WRITTEN TASK
Return only the lines from the top of the data down to the one that holds "import plotly.graph_objects as go", both included, without any pictures.

Start of WORKING DATA

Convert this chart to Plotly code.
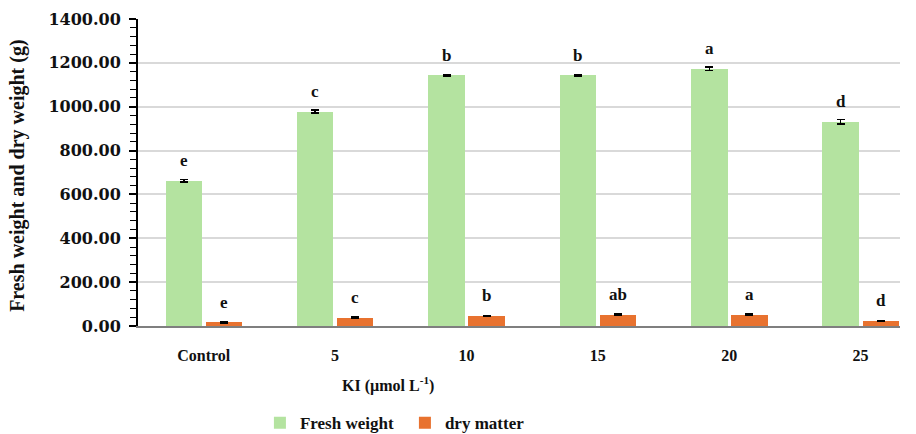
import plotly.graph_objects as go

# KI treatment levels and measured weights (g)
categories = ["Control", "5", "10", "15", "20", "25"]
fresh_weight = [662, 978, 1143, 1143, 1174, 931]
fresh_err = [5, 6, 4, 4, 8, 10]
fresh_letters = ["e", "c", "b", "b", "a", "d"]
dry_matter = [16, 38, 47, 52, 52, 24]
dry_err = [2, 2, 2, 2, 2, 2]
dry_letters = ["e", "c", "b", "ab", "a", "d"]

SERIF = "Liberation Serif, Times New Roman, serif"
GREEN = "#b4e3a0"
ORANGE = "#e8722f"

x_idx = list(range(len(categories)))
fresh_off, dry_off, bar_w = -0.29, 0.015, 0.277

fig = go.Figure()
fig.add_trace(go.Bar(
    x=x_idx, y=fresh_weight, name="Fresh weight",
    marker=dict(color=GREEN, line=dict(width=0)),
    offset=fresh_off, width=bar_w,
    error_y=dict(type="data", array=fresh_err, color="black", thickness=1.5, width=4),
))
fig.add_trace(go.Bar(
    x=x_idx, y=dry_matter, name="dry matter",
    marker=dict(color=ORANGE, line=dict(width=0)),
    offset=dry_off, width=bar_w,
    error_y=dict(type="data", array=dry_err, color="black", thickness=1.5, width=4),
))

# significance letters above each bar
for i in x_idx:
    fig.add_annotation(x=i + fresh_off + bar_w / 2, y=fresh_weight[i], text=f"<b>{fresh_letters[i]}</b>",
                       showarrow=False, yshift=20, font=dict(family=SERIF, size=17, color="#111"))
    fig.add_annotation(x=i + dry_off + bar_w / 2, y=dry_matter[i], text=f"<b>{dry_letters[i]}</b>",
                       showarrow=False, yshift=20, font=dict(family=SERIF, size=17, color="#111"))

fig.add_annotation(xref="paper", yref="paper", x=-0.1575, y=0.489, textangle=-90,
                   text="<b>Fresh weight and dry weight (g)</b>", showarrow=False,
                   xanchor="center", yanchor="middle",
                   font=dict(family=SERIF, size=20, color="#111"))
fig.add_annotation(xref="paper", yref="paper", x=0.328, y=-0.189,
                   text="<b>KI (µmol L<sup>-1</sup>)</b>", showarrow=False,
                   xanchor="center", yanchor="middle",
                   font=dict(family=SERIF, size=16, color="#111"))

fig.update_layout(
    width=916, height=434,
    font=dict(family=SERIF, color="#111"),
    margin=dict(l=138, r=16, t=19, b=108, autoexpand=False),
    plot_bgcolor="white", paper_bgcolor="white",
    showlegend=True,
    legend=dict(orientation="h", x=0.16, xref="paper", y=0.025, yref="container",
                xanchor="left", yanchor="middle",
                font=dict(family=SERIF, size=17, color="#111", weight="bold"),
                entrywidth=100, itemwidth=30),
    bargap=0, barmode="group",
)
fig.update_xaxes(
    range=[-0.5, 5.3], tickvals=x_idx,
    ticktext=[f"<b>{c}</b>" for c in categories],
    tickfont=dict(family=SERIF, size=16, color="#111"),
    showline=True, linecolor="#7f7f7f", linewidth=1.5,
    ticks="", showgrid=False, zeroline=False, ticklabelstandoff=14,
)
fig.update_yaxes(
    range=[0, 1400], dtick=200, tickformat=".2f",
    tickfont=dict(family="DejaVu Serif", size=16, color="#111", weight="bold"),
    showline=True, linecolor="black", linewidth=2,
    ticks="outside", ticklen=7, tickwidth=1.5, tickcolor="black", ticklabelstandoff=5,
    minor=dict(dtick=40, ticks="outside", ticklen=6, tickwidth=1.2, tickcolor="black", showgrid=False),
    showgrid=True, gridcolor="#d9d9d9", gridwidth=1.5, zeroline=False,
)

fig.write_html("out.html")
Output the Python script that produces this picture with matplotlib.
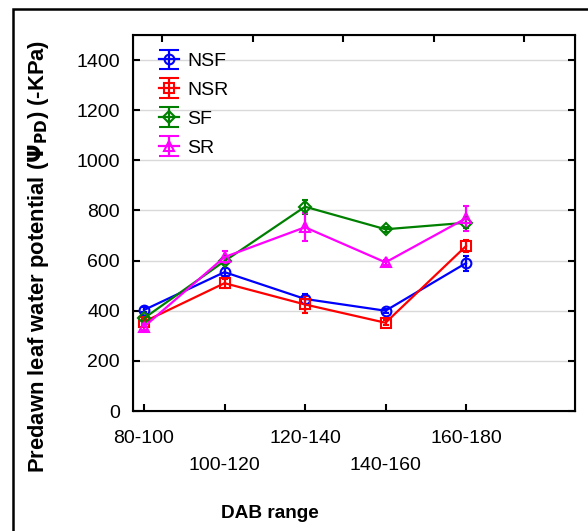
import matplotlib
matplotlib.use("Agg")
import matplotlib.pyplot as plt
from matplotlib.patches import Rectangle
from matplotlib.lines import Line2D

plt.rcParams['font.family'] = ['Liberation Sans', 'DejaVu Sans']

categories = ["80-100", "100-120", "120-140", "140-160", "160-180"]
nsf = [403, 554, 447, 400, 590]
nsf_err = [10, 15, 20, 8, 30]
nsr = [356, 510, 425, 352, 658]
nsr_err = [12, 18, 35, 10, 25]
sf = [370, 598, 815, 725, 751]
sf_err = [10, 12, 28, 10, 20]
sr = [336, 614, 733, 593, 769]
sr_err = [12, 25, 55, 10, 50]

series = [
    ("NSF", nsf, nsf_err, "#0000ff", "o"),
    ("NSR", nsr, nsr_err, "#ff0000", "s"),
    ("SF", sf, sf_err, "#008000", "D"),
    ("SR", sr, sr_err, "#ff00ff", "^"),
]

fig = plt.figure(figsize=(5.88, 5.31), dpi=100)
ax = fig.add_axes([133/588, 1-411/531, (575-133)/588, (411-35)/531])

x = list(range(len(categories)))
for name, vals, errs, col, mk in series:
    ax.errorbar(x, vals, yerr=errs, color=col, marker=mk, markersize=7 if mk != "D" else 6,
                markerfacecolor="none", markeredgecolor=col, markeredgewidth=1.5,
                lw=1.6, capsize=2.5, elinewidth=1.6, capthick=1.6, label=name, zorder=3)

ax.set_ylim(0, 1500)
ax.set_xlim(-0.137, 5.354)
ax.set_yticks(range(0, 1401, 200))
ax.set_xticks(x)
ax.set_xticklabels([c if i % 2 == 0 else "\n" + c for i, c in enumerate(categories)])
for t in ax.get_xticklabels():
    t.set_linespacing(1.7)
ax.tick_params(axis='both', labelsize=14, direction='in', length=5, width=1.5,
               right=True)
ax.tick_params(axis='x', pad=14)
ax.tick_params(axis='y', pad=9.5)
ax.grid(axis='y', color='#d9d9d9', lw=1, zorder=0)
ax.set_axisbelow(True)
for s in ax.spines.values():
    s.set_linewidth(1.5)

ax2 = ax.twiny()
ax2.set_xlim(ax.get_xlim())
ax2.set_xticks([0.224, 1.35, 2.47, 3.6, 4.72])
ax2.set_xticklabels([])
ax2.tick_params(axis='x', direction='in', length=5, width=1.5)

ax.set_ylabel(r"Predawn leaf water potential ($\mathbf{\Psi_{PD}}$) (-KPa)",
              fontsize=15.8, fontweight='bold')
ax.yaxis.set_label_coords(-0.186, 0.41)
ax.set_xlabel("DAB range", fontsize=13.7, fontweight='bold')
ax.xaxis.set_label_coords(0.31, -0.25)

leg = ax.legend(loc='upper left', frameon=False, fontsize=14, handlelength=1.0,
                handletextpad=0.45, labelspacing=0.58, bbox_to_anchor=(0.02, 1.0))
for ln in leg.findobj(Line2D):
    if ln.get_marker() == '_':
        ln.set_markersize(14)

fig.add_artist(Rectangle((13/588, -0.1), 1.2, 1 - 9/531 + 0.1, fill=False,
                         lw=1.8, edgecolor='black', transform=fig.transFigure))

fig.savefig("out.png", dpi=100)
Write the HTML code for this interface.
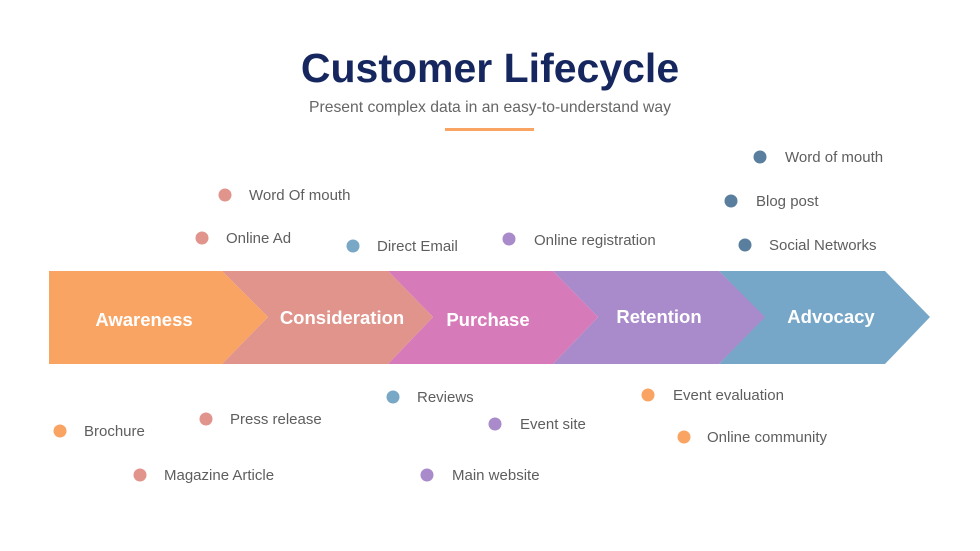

End of WORKING DATA

WRITTEN RESPONSE
Convert this chart to Plotly code.
import plotly.graph_objects as go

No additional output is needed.